* Start Material shown *

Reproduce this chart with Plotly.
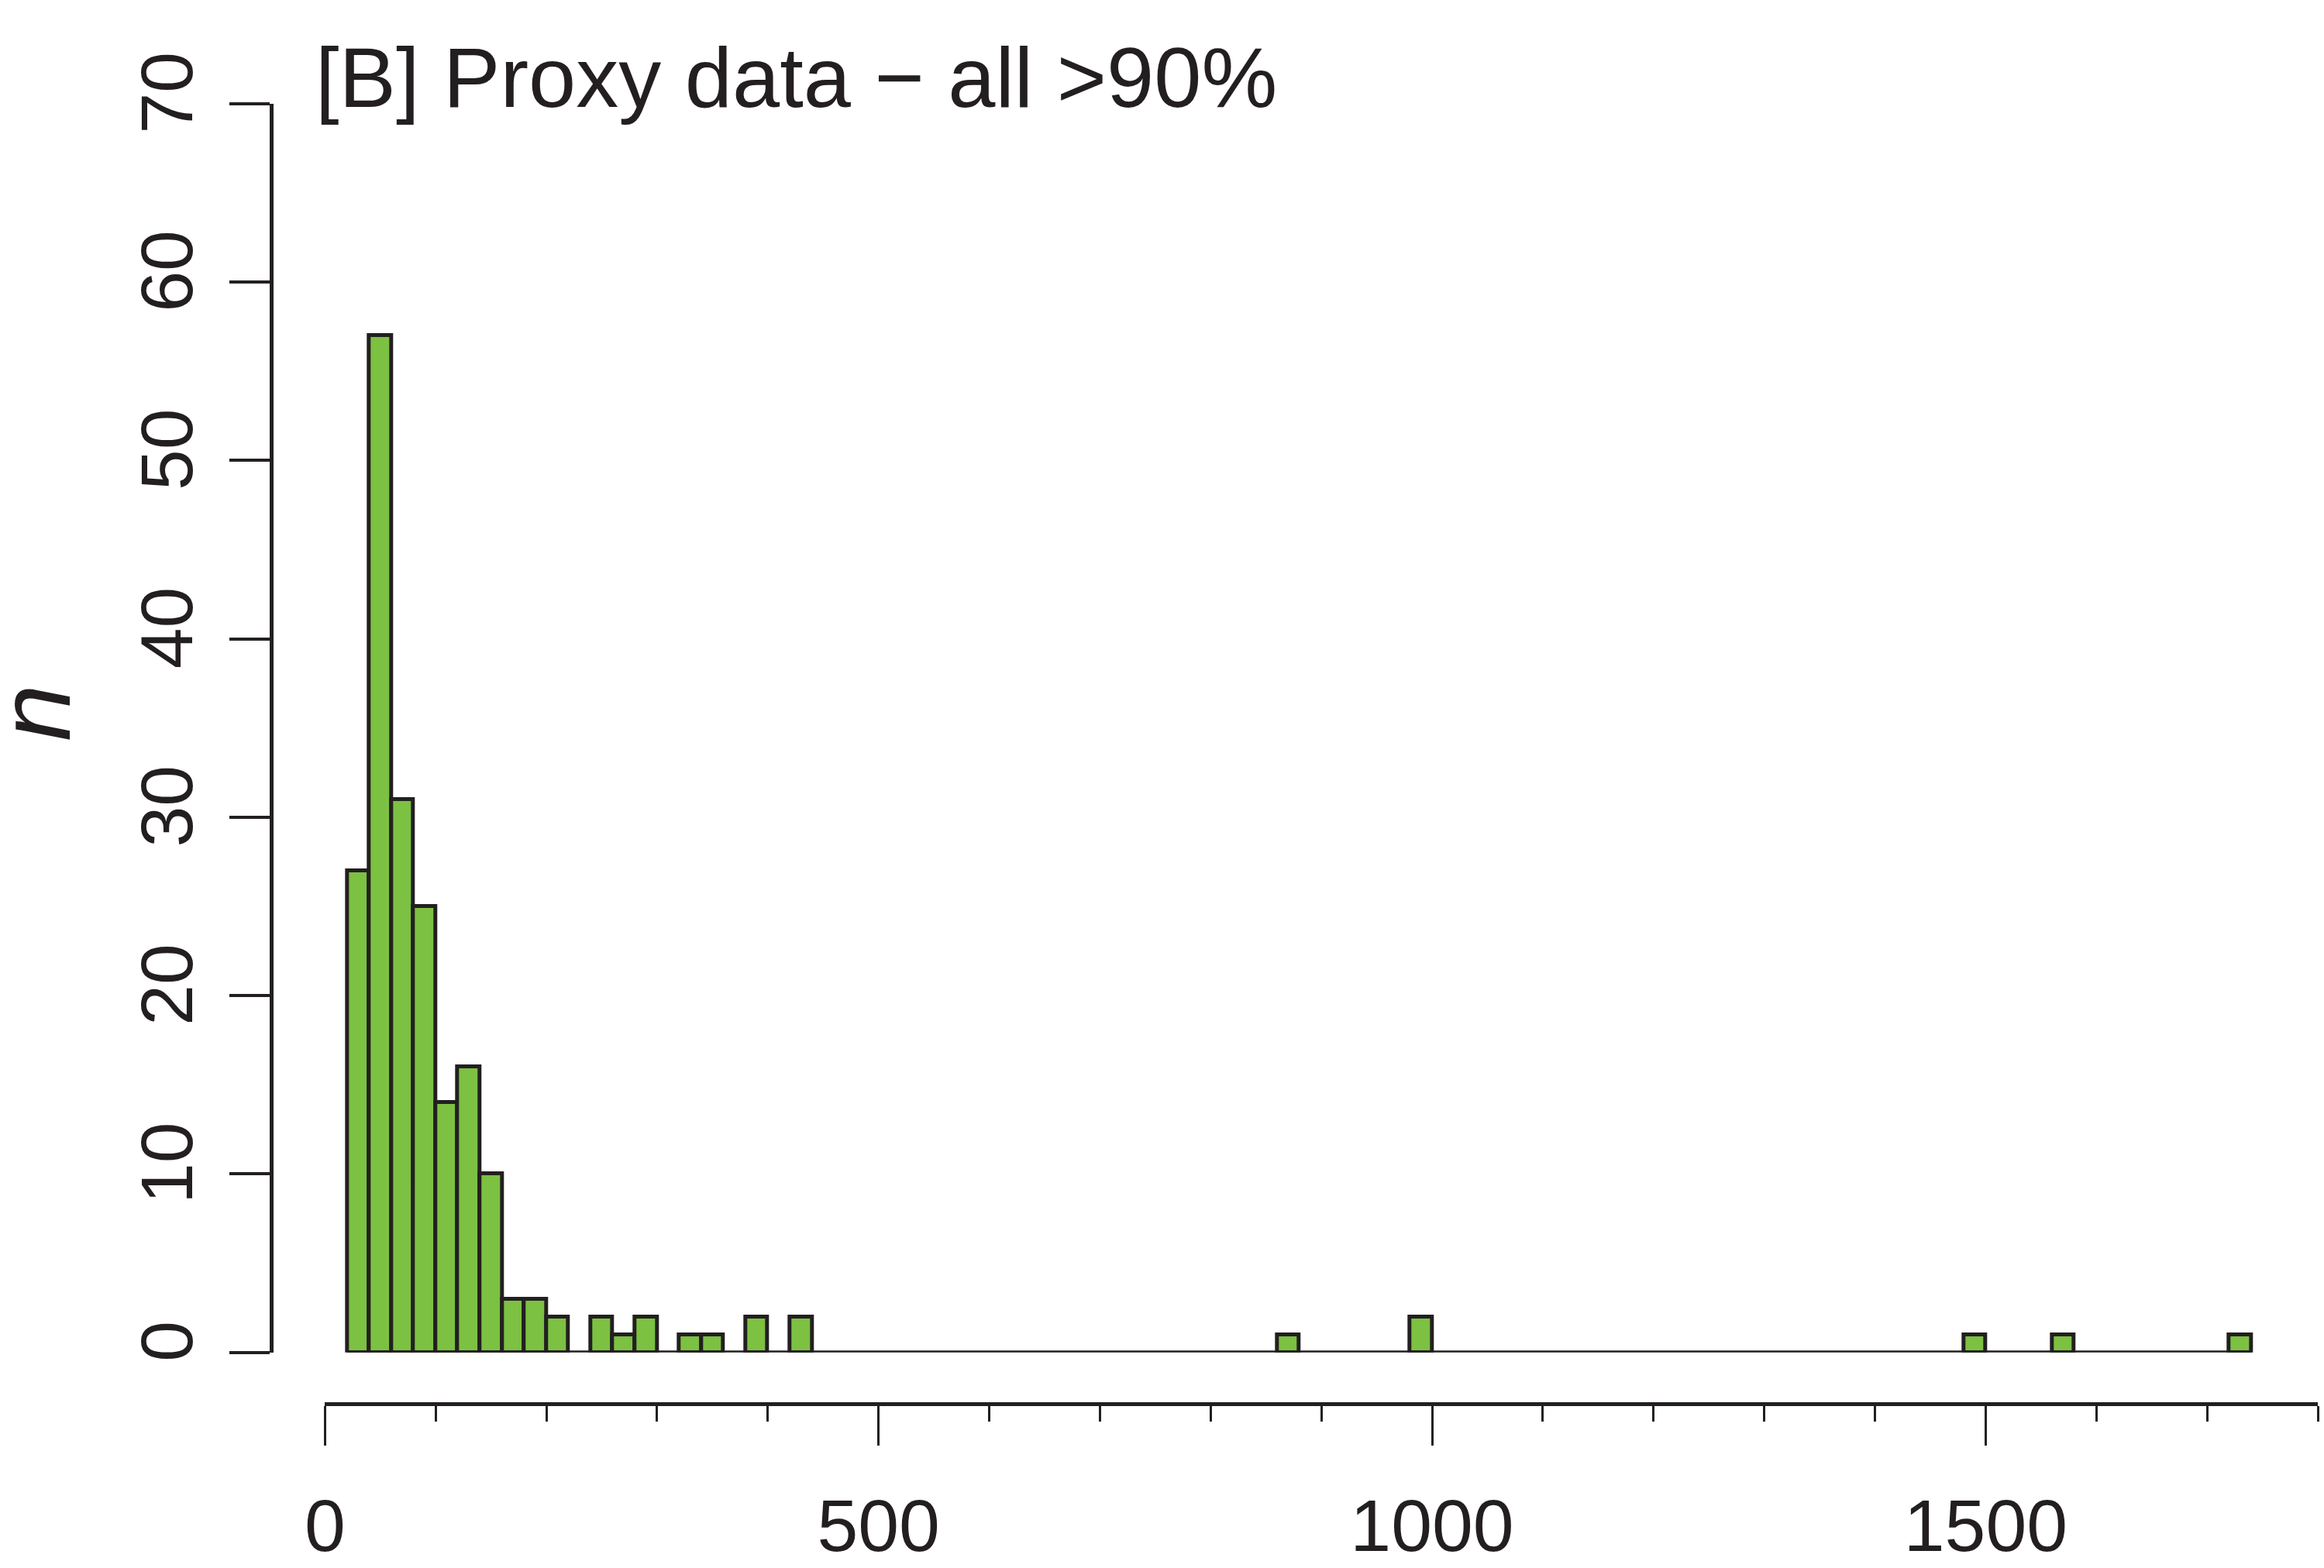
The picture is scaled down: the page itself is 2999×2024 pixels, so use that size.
import plotly.graph_objects as go

# ---- data ----
bin_width = 20
bin_lefts = [20, 40, 60, 80, 100, 120, 140, 160, 180, 200,
             240, 260, 280, 320, 340, 380, 420,
             860, 980, 1480, 1560, 1720]
counts = [27, 57, 31, 25, 14, 16, 10, 3, 3, 2,
          2, 1, 2, 1, 1, 2, 2,
          1, 2, 1, 1, 1]
hist_start = 20
hist_end = 1740

x_major_ticks = [0, 500, 1000, 1500]
y_ticks = [0, 10, 20, 30, 40, 50, 60, 70]
title_text = "[B] Proxy data \u2212 all >90%"
y_label = "n"

INK = "#231f20"
GREEN = "#7cc142"

W, H = 2999, 2024
ML, MR, MT, MB = 350, 8, 134, 212
PW = W - ML - MR
PH = H - MT - MB

centers = [b + bin_width / 2 for b in bin_lefts]

fig = go.Figure()
fig.add_trace(go.Scatter(
    x=[hist_start, hist_end], y=[0, 0], mode="lines",
    line=dict(color=INK, width=5), cliponaxis=False, showlegend=False,
    hoverinfo="skip"))
fig.add_trace(go.Bar(
    x=centers, y=counts, width=bin_width,
    marker=dict(color=GREEN, line=dict(color=INK, width=5)),
    cliponaxis=False, showlegend=False))

x_dom0 = (419.3 - ML) / PW
y_dom0 = (H - MB - 1745.7) / PH

fig.update_layout(
    width=W, height=H,
    margin=dict(l=ML, r=MR, t=MT, b=MB, pad=0, autoexpand=False),
    paper_bgcolor="white", plot_bgcolor="white",
    bargap=0,
    xaxis=dict(
        domain=[x_dom0, 1], range=[0, 1800], anchor="free", position=0,
        automargin=False,
        showgrid=False, zeroline=False, showline=True, linecolor=INK, linewidth=5,
        tickmode="array", tickvals=x_major_ticks, ticktext=[str(v) for v in x_major_ticks],
        ticks="outside", ticklen=51, tickwidth=3, tickcolor=INK,
        minor=dict(ticks="outside", ticklen=20, tickwidth=3, tickcolor=INK,
                   tick0=0, dtick=100, showgrid=False),
        tickfont=dict(family="Liberation Sans Narrow, Liberation Sans, Arial", size=95, color=INK),
        ticklabelstandoff=22,
    ),
    yaxis=dict(
        domain=[y_dom0, 1], range=[0, 70], anchor="free", position=0,
        automargin=False,
        showgrid=False, zeroline=False, showline=True, linecolor=INK, linewidth=5,
        tickmode="array", tickvals=y_ticks, ticktext=[str(v) for v in y_ticks],
        ticks="outside", ticklen=52, tickwidth=4, tickcolor=INK, tickangle=-90,
        tickfont=dict(family="Liberation Sans Narrow, Liberation Sans, Arial", size=95, color=INK),
        ticklabelstandoff=10,
    ),
    annotations=[
        dict(text=title_text, xref="paper", yref="paper",
             x=(405 - ML) / PW, y=(H - MB - 100) / PH,
             xanchor="left", yanchor="middle", showarrow=False,
             font=dict(family="Liberation Sans, Arial", size=110, color=INK)),
        dict(text=y_label, xref="paper", yref="paper",
             x=(44 - ML) / PW, y=(H - MB - 921) / PH,
             xanchor="center", yanchor="middle", showarrow=False, textangle=-90,
             font=dict(family="Liberation Sans, Arial", size=132, color=INK, style="italic")),
    ],
)

fig.write_html("out.html")
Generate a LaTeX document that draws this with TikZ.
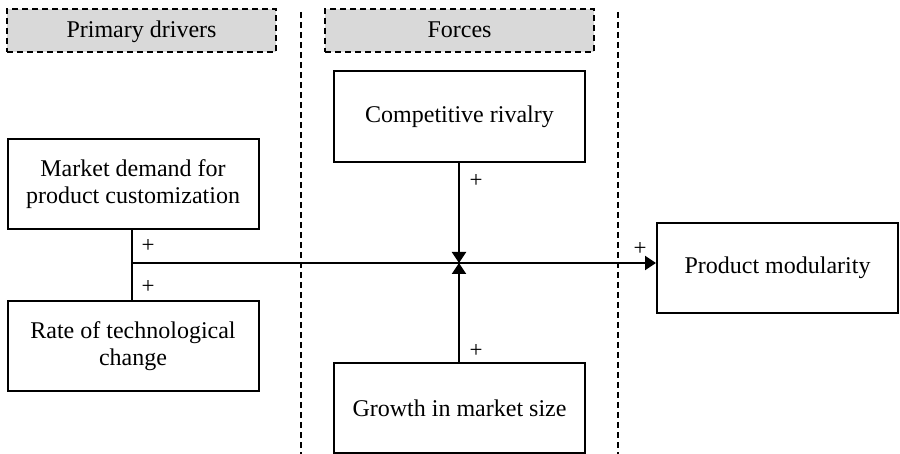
\documentclass[tikz,border=0pt]{standalone}
\usepackage{fontspec}
\setmainfont{Liberation Serif}
\usetikzlibrary{arrows.meta}

\tikzset{
  factor/.style={draw, line width=1pt, align=center, inner sep=0pt,
    minimum width=125.5pt, font=\fontsize{12}{13.8}\selectfont},
  header/.style={draw, dashed, dash pattern=on 3pt off 2pt, line width=0.9pt,
    fill=black!15, inner sep=0pt, minimum width=134.5pt, minimum height=21.5pt,
    text height=8pt, text depth=1pt, font=\fontsize{12}{14}\selectfont},
  sign/.style={inner sep=0pt, font=\fontsize{11.5}{12}\selectfont},
  link/.style={line width=1pt},
  effect/.style={line width=1pt, -{Triangle[length=5.5pt,width=7pt]}},
  divider/.style={line width=0.9pt, dash pattern=on 3pt off 2pt}
}

\begin{document}
\begin{tikzpicture}[x=0.5pt, y=-0.5pt]
        \useasboundingbox (0,0) rectangle (900,454);

        % Column headers and dividers
        \node[header] (drivers) at (141.5,30.5) {Primary drivers};
        \node[header] (forces) at (459.5,30.5) {Forces};
        \draw[divider] (301,12) -- (301,454);
        \draw[divider] (618,12) -- (618,454);

        % Primary drivers
        \node[factor, minimum height=45pt] (demand) at (133,184) {Market demand for\\product customization};
        \node[factor, minimum height=45pt] (rate) at (133,346) {Rate of technological\\change};

        % Forces
        \node[factor, minimum height=45.5pt] (rivalry) at (459.5,116.5) {Competitive rivalry};
        \node[factor, minimum height=45pt] (growth) at (459.5,408) {Growth in market size};

        % Outcome
        \node[factor, minimum width=120.5pt, minimum height=45pt] (modularity) at (777.5,268) {Product modularity};

        % Connectors
        \coordinate (join) at (132,263);
        \coordinate (hub) at (459,263);
        \draw[link] (demand.south -| join) -- (rate.north -| join);
        \draw[link] (join) -- (hub);
        \draw[effect] (rivalry.south -| hub) -- (hub);
        \draw[effect] (growth.north -| hub) -- (hub);
        \draw[effect] (hub) -- (modularity.west |- hub);

        % Signs
        \node[sign] (s1) at (148,246) {+};
        \node[sign] (s2) at (148,287) {+};
        \node[sign] (s3) at (476,181) {+};
        \node[sign] (s4) at (476,351) {+};
        \node[sign] (s5) at (640,249) {+};
\end{tikzpicture}
\end{document}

* End Material shown *

(Brief) Repeat the listing above exactly from its first line to the line containing "y_dom0 = (H - MB - 1745.7) / PH", both included, and omit the pictures.

(Output of the exercise)
Reproduce this chart with Plotly.
The picture is scaled down: the page itself is 2999×2024 pixels, so use that size.
import plotly.graph_objects as go

# ---- data ----
bin_width = 20
bin_lefts = [20, 40, 60, 80, 100, 120, 140, 160, 180, 200,
             240, 260, 280, 320, 340, 380, 420,
             860, 980, 1480, 1560, 1720]
counts = [27, 57, 31, 25, 14, 16, 10, 3, 3, 2,
          2, 1, 2, 1, 1, 2, 2,
          1, 2, 1, 1, 1]
hist_start = 20
hist_end = 1740

x_major_ticks = [0, 500, 1000, 1500]
y_ticks = [0, 10, 20, 30, 40, 50, 60, 70]
title_text = "[B] Proxy data \u2212 all >90%"
y_label = "n"

INK = "#231f20"
GREEN = "#7cc142"

W, H = 2999, 2024
ML, MR, MT, MB = 350, 8, 134, 212
PW = W - ML - MR
PH = H - MT - MB

centers = [b + bin_width / 2 for b in bin_lefts]

fig = go.Figure()
fig.add_trace(go.Scatter(
    x=[hist_start, hist_end], y=[0, 0], mode="lines",
    line=dict(color=INK, width=5), cliponaxis=False, showlegend=False,
    hoverinfo="skip"))
fig.add_trace(go.Bar(
    x=centers, y=counts, width=bin_width,
    marker=dict(color=GREEN, line=dict(color=INK, width=5)),
    cliponaxis=False, showlegend=False))

x_dom0 = (419.3 - ML) / PW
y_dom0 = (H - MB - 1745.7) / PH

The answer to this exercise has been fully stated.